* Directions for this task
Could you copy exactly the lines from the start of the records through the one containing "import pandas as pd", both included, and leave out the pictures?

* Source code of charts

↓

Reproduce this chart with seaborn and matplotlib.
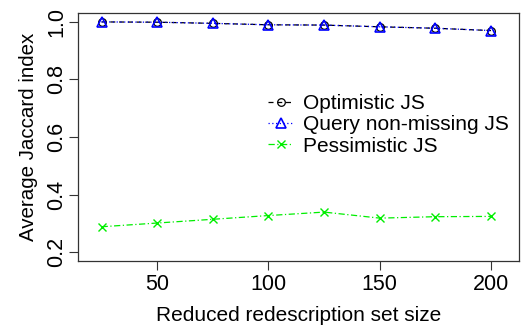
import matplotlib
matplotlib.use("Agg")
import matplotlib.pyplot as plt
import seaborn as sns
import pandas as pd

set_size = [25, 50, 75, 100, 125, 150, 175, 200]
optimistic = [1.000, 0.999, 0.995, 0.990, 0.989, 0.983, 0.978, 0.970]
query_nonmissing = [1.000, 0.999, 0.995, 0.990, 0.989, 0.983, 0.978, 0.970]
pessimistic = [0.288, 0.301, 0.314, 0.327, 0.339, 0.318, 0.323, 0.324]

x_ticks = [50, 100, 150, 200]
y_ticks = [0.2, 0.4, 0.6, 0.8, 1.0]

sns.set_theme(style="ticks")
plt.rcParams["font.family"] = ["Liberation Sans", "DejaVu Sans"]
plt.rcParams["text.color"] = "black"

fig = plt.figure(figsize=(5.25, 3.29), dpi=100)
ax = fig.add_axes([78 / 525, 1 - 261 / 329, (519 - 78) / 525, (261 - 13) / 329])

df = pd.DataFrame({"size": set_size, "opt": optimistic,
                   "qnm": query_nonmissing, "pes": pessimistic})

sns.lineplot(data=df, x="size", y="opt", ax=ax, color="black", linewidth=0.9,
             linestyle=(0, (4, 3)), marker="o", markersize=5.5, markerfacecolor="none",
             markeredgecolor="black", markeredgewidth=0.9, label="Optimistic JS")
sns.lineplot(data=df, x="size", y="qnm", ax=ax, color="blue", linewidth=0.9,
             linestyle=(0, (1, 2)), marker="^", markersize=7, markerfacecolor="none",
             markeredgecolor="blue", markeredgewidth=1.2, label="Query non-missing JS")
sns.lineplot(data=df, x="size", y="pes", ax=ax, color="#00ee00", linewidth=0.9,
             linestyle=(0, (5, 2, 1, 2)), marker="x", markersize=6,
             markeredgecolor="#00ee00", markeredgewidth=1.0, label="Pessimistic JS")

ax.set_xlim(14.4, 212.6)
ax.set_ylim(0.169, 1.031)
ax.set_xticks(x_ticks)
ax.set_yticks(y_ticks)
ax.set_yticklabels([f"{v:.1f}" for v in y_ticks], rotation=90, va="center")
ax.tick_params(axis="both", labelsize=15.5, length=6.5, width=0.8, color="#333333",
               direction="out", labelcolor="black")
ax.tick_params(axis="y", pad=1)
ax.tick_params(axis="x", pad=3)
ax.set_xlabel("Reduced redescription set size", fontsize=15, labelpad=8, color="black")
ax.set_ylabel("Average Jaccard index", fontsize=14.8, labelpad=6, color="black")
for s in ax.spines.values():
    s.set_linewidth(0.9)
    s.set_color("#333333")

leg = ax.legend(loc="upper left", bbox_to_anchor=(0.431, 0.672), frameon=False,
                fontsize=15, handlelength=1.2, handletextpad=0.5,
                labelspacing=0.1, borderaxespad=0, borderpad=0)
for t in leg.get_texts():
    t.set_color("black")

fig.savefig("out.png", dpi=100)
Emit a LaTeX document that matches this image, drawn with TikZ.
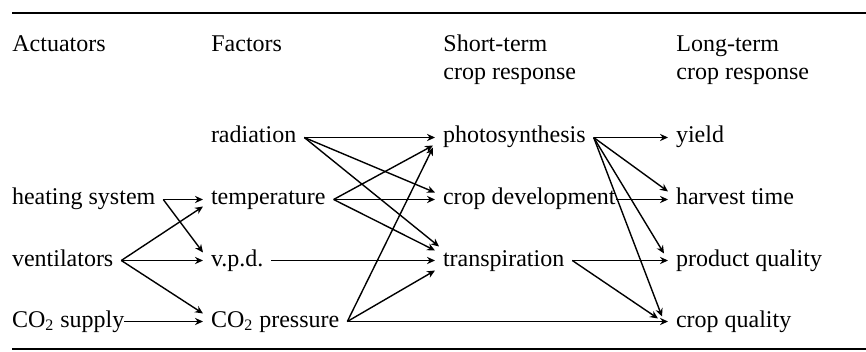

↑

* Right answer
Reproduce this chart with seaborn and matplotlib.
import matplotlib
matplotlib.use("Agg")
import matplotlib.pyplot as plt
import seaborn as sns
import pandas as pd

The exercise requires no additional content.